One thing you should know about Debby: she will make you laugh. Here’s a snippet from one of her recent blog posts: “Edna [See? Even her dog’s name is funny] the Fourteen-pound Wonder Dog chewed up half the Scrabble letters while we were at the beach. I plan to study her poop to see if she's spelling words with it. This week, her written work undoubtedly would be better than mine.”

In Storky, How I Lost My Nickname and Won the Girl, I was cracking up by page two – about Rex (the MC’s penis) going nuts in his pajama bottoms. And in Stuck in the 70’s, I was giggling by the end of page one, at the mention of the MC’s L.A. Rams pajamas (I know – do I have a pajama fetish?). I also got a special joy out of reading this line in STUCK: “We pass familiar streets – Roscoe, Canoga, Sherman Way.” As a former Valley Girl myself, I will tell you that my first job was as a phone girl at Mother’s Restaurant on Roscoe Boulevard!

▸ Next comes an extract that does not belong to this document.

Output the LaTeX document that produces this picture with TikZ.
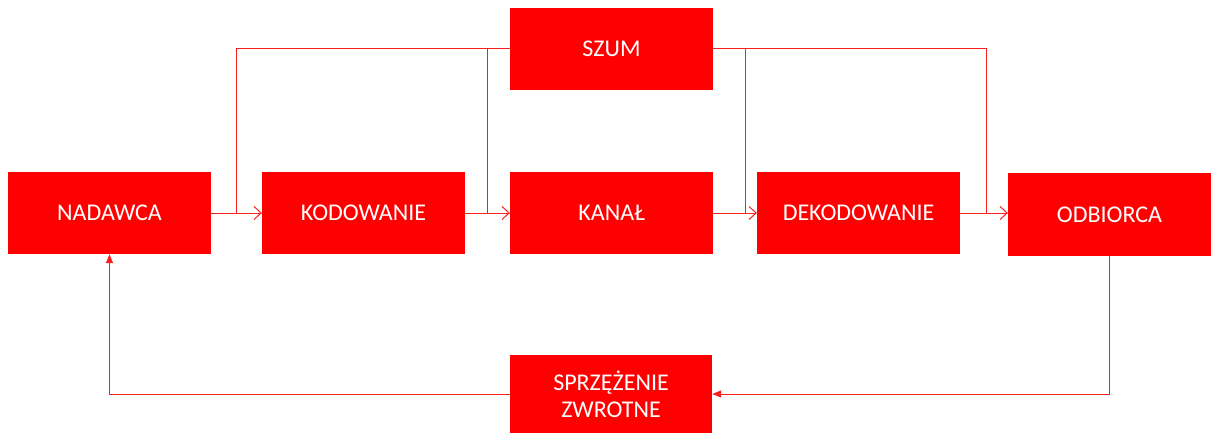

This bio is becoming longer than the interview, so I will sign off and let Debby take it from here:

In writing, are you a plotter or a plunger?
I started out as a plunger, but I've become a plotter.

Where did you go on your first date?
To a dance with this Mormon guy organized by his church. After he drove me to the dance, a couple of girls there took one look at me and told me to go to the bathroom. When I looked in the bathroom mirror, I saw a huge booger hanging down my nose. The Mormon guy never asked me out again. I'm surprised I ever went on another date with anyone again.

Five favorite movies.
It's a Wonderful Life
The Forty-Year-Old Virgin

Advice for writers in 5 words or less.
Listen to your critique group.

Chocolate chip cookies or snickerdoodles?
Chocolate chip cookies, of course. Chocolate trumps everything.

Thanks for indulging our curiosity, Debby!